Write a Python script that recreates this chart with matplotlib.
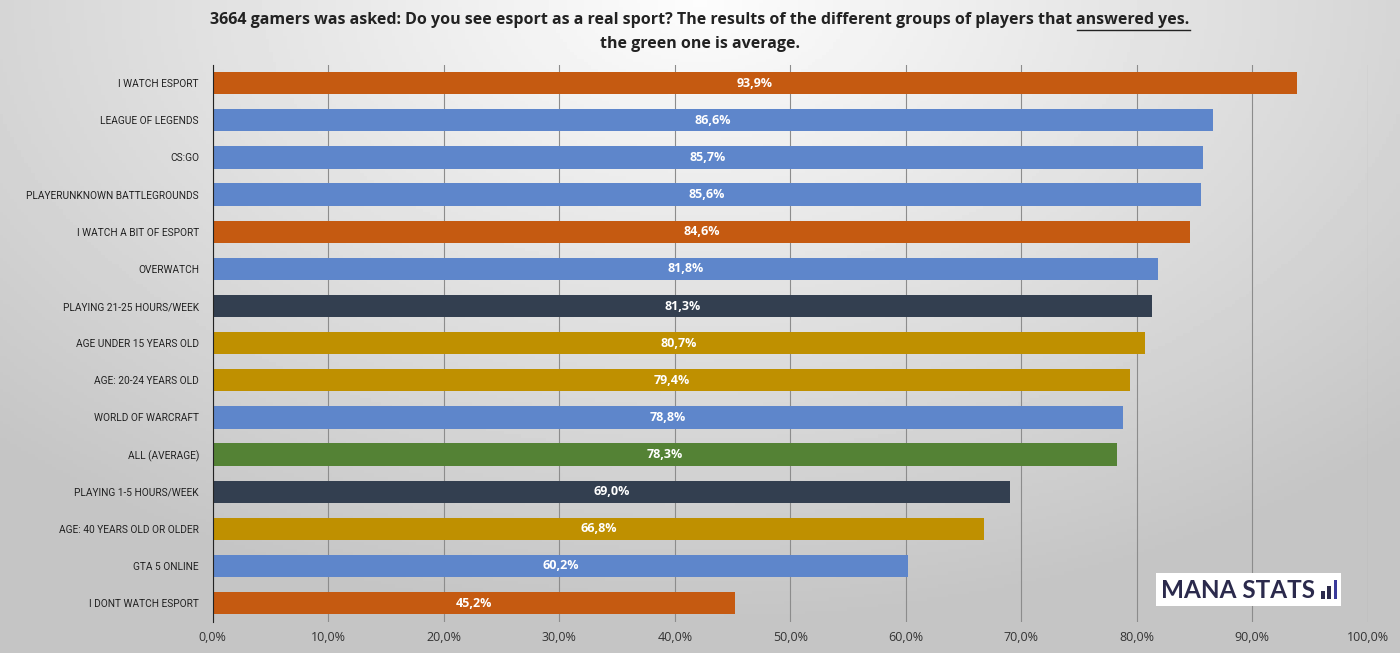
import numpy as np
import matplotlib
matplotlib.use('Agg')
import matplotlib.pyplot as plt
from matplotlib.patches import Rectangle

# 数据
labels = ['I WATCH ESPORT', 'LEAGUE OF LEGENDS', 'CS:GO', 'PLAYERUNKNOWN BATTLEGROUNDS',
          'I WATCH A BIT OF ESPORT', 'OVERWATCH', 'PLAYING 21-25 HOURS/WEEK',
          'AGE UNDER 15 YEARS OLD', 'AGE: 20-24 YEARS OLD', 'WORLD OF WARCRAFT',
          'ALL (AVERAGE)', 'PLAYING 1-5 HOURS/WEEK', 'AGE: 40 YEARS OLD OR OLDER',
          'GTA 5 ONLINE', 'I DONT WATCH ESPORT']
values = [93.9, 86.6, 85.7, 85.6, 84.6, 81.8, 81.3, 80.7, 79.4, 78.8, 78.3, 69.0, 66.8, 60.2, 45.2]
groups = ['watch', 'game', 'game', 'game', 'watch', 'game', 'hours', 'age', 'age', 'game',
          'avg', 'hours', 'age', 'game', 'watch']
ticks = [0, 10, 20, 30, 40, 50, 60, 70, 80, 90, 100]

group_colors = {'watch': '#C55A11', 'game': '#5E86CB', 'hours': '#333F50',
                'age': '#BF9000', 'avg': '#548235'}

plt.rcParams['font.family'] = ['Open Sans', 'DejaVu Sans']

fig = plt.figure(figsize=(14, 6.53), dpi=100)

# 背景渐变
bg = fig.add_axes([0, 0, 1, 1])
yy, xx = np.mgrid[0:1:200j, 0:1:400j]
r = np.sqrt(((xx - 0.5) * 1.0) ** 2 + ((yy - 0.0) * 0.75) ** 2)
bg.imshow(0.99 - 0.22 * np.clip(r / 0.72, 0, 1), cmap='gray', vmin=0, vmax=1,
          aspect='auto', extent=[0, 1, 1, 0])
bg.axis('off')

ax = fig.add_axes([0.152, 0.048, 0.825, 0.853])
ax.patch.set_alpha(0)
y = np.arange(len(labels))
colors = [group_colors[g] for g in groups]
ax.barh(y, values, height=0.6, color=colors, zorder=3)
for yi, v in zip(y, values):
    ax.text(v / 2, yi, ('%.1f%%' % v).replace('.', ','), ha='center', va='center',
            color='white', fontsize=9, fontweight='bold', zorder=4)

ax.set_ylim(len(labels) - 0.5, -0.5)
ax.set_xlim(0, 100)
ax.set_yticks(y)
ax.set_yticklabels(labels, fontsize=7.3, color='#222222', family=['Roboto', 'DejaVu Sans'])
ax.set_xticks(ticks)
ax.set_xticklabels([('%.1f%%' % t).replace('.', ',') for t in ticks], fontsize=9, color='#333333')
ax.tick_params(length=0, pad=7)
ax.tick_params(axis='y', pad=10)
ax.grid(axis='x', color='#8c8c8c', linewidth=0.8, zorder=0)
for s in ['top', 'right', 'bottom']:
    ax.spines[s].set_visible(False)
ax.spines['left'].set_color('#222222')
ax.spines['left'].set_zorder(5)

# 标题
part1 = '3664 gamers was asked: Do you see esport as a real sport? The results of the different groups of players that '
part2 = 'answered yes.'
tkw = dict(fontsize=11.5, fontweight='bold', color='#222222', va='center')
fig.canvas.draw()
rend = fig.canvas.get_renderer()
t1 = fig.text(0, 0.97, part1, ha='left', **tkw)
t2 = fig.text(0, 0.97, part2, ha='left', **tkw)
w1 = t1.get_window_extent(rend).width / fig.bbox.width
w2 = t2.get_window_extent(rend).width / fig.bbox.width
x0 = 0.5 - (w1 + w2) / 2
t1.set_x(x0)
t2.set_x(x0 + w1)
fig.add_artist(plt.Line2D([x0 + w1, x0 + w1 + w2], [0.954, 0.954], color='#222222',
                          linewidth=1, transform=fig.transFigure))
fig.text(0.5, 0.932, 'the green one is average.', ha='center', **tkw)

# logo
fig.add_artist(Rectangle((0.826, 0.072), 0.132, 0.05, transform=fig.transFigure,
                         facecolor='white', edgecolor='none', zorder=10))
fig.text(0.829, 0.096, 'MANA STATS', fontsize=17.5, fontweight='bold', color='#2B2A4C',
         va='center', ha='left', family=['Lato', 'DejaVu Sans'], zorder=11)
for i, h in enumerate([0.013, 0.021, 0.03]):
    fig.add_artist(Rectangle((0.9435 + i * 0.0045, 0.082), 0.0028, h, transform=fig.transFigure,
                             facecolor='#2B2A4C' if i < 2 else '#3A3A9A', edgecolor='none', zorder=11))

fig.savefig('out.png', dpi=100)
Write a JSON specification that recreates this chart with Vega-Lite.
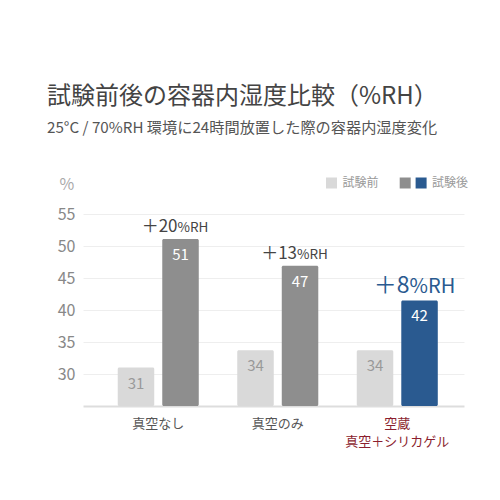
{
  "$schema": "https://vega.github.io/schema/vega-lite/v6.json",
  "width": 381,
  "height": 192,
  "autosize": {"type": "none"},
  "padding": {"left": 83, "top": 214, "right": 36, "bottom": 94},
  "background": "white",
  "config": {
    "font": "Noto Sans CJK JP",
    "view": {"stroke": null}
  },
  "title": {
    "text": "試験前後の容器内湿度比較（%RH）",
    "subtitle": "25°C / 70%RH 環境に24時間放置した際の容器内湿度変化",
    "anchor": "start",
    "frame": "group",
    "orient": "top",
    "dx": -36,
    "offset": 40,
    "fontSize": 24,
    "fontWeight": "normal",
    "color": "#444444",
    "subtitleFontSize": 15.2,
    "subtitleColor": "#555555",
    "subtitlePadding": 12
  },
  "datasets": {
    "bars": [
      {"cat": "真空なし", "phase": "試験前", "series": "試験前", "value": 31.0, "label": "31"},
      {"cat": "真空なし", "phase": "試験後", "series": "試験後A", "value": 51.1, "label": "51"},
      {"cat": "真空のみ", "phase": "試験前", "series": "試験前", "value": 33.7, "label": "34"},
      {"cat": "真空のみ", "phase": "試験後", "series": "試験後A", "value": 46.9, "label": "47"},
      {"cat": "空蔵|真空＋シリカゲル", "phase": "試験前", "series": "試験前", "value": 33.7, "label": "34"},
      {"cat": "空蔵|真空＋シリカゲル", "phase": "試験後", "series": "試験後", "value": 41.5, "label": "42"}
    ],
    "notes": [
      {"cat": "真空なし", "phase": "試験後", "value": 51.1, "big": "＋20", "small": "%RH", "hl": false},
      {"cat": "真空のみ", "phase": "試験後", "value": 46.9, "big": "＋13", "small": "%RH", "hl": false},
      {"cat": "空蔵|真空＋シリカゲル", "phase": "試験後", "value": 41.5, "big": "＋8", "small": "%RH", "hl": true}
    ]
  },
  "encoding": {
    "x": {
      "field": "cat",
      "type": "nominal",
      "sort": null,
      "scale": {"paddingInner": 0.322, "paddingOuter": 0.255, "align": 0.57},
      "axis": {
        "title": null,
        "labelAngle": 0,
        "ticks": false,
        "domain": true,
        "domainColor": "#dddddd",
        "domainWidth": 2,
        "labelPadding": 11,
        "labelFontSize": 13,
        "labelLineHeight": 18,
        "labelBaseline": "top",
        "labelColor": {"condition": {"test": "indexof(datum.value, '空蔵') >= 0", "value": "#8b1e2e"}, "value": "#555555"},
        "labelExpr": "split(datum.label, '|')"
      }
    },
    "xOffset": {
      "field": "phase",
      "type": "nominal",
      "sort": ["試験前", "試験後"],
      "scale": {"paddingInner": 0.18, "paddingOuter": 0}
    },
    "y": {
      "field": "value",
      "type": "quantitative",
      "scale": {"domain": [25, 55], "nice": false, "zero": false},
      "axis": {
        "values": [30, 35, 40, 45, 50, 55],
        "grid": true,
        "gridColor": "#eeeeee",
        "domain": false,
        "ticks": false,
        "labelPadding": 8,
        "labelFontSize": 16,
        "labelColor": "#888888",
        "title": "%",
        "titleAngle": 0,
        "titleAlign": "left",
        "titleBaseline": "alphabetic",
        "titleX": -24,
        "titleY": -25,
        "titleFontSize": 16,
        "titleFontWeight": "normal",
        "titleColor": "#aaaaaa"
      }
    }
  },
  "layer": [
    {
      "data": {"name": "bars"},
      "mark": {"type": "bar", "cornerRadius": 1.5},
      "encoding": {
        "y2": {"datum": 25},
        "color": {
          "field": "series",
          "type": "nominal",
          "scale": {"domain": ["試験前", "試験後A", "試験後"], "range": ["#d9d9d9", "#8e8e8e", "#2a5a90"]},
          "legend": {
            "title": null,
            "orient": "none",
            "direction": "horizontal",
            "legendX": 243,
            "legendY": -37,
            "padding": 0,
            "symbolType": "square",
            "symbolSize": 121,
            "symbolStrokeWidth": 0,
            "symbolOpacity": 1,
            "labelFontSize": 12,
            "labelColor": "#999999",
            "labelOffset": 4.5,
            "columnPadding": 4.3,
            "labelExpr": "datum.label == '試験後A' ? '' : datum.label",
            "encode": {
              "symbols": {
                "update": {
                  "x": {"signal": "datum.value == '試験後A' ? 21.9 : 5.5"}
                }
              }
            }
          }
        }
      }
    },
    {
      "data": {"name": "bars"},
      "mark": {"type": "text", "baseline": "middle", "align": "center", "dy": 16, "fontSize": 15},
      "encoding": {
        "text": {"field": "label"},
        "color": {"condition": {"test": "datum.phase == '試験前'", "value": "#999999"}, "value": "#ffffff"}
      }
    },
    {
      "data": {"name": "notes"},
      "transform": [{"filter": "!datum.hl"}],
      "mark": {"type": "text", "align": "right", "baseline": "alphabetic", "dx": -3, "dy": -6.5, "fontSize": 17, "color": "#444444"},
      "encoding": {"text": {"field": "big"}}
    },
    {
      "data": {"name": "notes"},
      "transform": [{"filter": "!datum.hl"}],
      "mark": {"type": "text", "align": "left", "baseline": "alphabetic", "dx": -3, "dy": -6.5, "fontSize": 13.5, "color": "#444444"},
      "encoding": {"text": {"field": "small"}}
    },
    {
      "data": {"name": "notes"},
      "transform": [{"filter": "datum.hl"}],
      "mark": {"type": "text", "align": "right", "baseline": "alphabetic", "dx": -10, "dy": -7.5, "fontSize": 23, "color": "#2a5a90"},
      "encoding": {"text": {"field": "big"}}
    },
    {
      "data": {"name": "notes"},
      "transform": [{"filter": "datum.hl"}],
      "mark": {"type": "text", "align": "left", "baseline": "alphabetic", "dx": -10, "dy": -7.5, "fontSize": 20, "color": "#2a5a90"},
      "encoding": {"text": {"field": "small"}}
    }
  ]
}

GIVEN PROBLEM> Everything from the top line of the data down to and including the line with "bg.axis('off')" is to be copied, except the pictures.

CORRECT OUTPUT>
Write a Python script that recreates this chart with matplotlib.
import numpy as np
import matplotlib
matplotlib.use('Agg')
import matplotlib.pyplot as plt
from matplotlib.patches import Rectangle

# 数据
labels = ['I WATCH ESPORT', 'LEAGUE OF LEGENDS', 'CS:GO', 'PLAYERUNKNOWN BATTLEGROUNDS',
          'I WATCH A BIT OF ESPORT', 'OVERWATCH', 'PLAYING 21-25 HOURS/WEEK',
          'AGE UNDER 15 YEARS OLD', 'AGE: 20-24 YEARS OLD', 'WORLD OF WARCRAFT',
          'ALL (AVERAGE)', 'PLAYING 1-5 HOURS/WEEK', 'AGE: 40 YEARS OLD OR OLDER',
          'GTA 5 ONLINE', 'I DONT WATCH ESPORT']
values = [93.9, 86.6, 85.7, 85.6, 84.6, 81.8, 81.3, 80.7, 79.4, 78.8, 78.3, 69.0, 66.8, 60.2, 45.2]
groups = ['watch', 'game', 'game', 'game', 'watch', 'game', 'hours', 'age', 'age', 'game',
          'avg', 'hours', 'age', 'game', 'watch']
ticks = [0, 10, 20, 30, 40, 50, 60, 70, 80, 90, 100]

group_colors = {'watch': '#C55A11', 'game': '#5E86CB', 'hours': '#333F50',
                'age': '#BF9000', 'avg': '#548235'}

plt.rcParams['font.family'] = ['Open Sans', 'DejaVu Sans']

fig = plt.figure(figsize=(14, 6.53), dpi=100)

# 背景渐变
bg = fig.add_axes([0, 0, 1, 1])
yy, xx = np.mgrid[0:1:200j, 0:1:400j]
r = np.sqrt(((xx - 0.5) * 1.0) ** 2 + ((yy - 0.0) * 0.75) ** 2)
bg.imshow(0.99 - 0.22 * np.clip(r / 0.72, 0, 1), cmap='gray', vmin=0, vmax=1,
          aspect='auto', extent=[0, 1, 1, 0])
bg.axis('off')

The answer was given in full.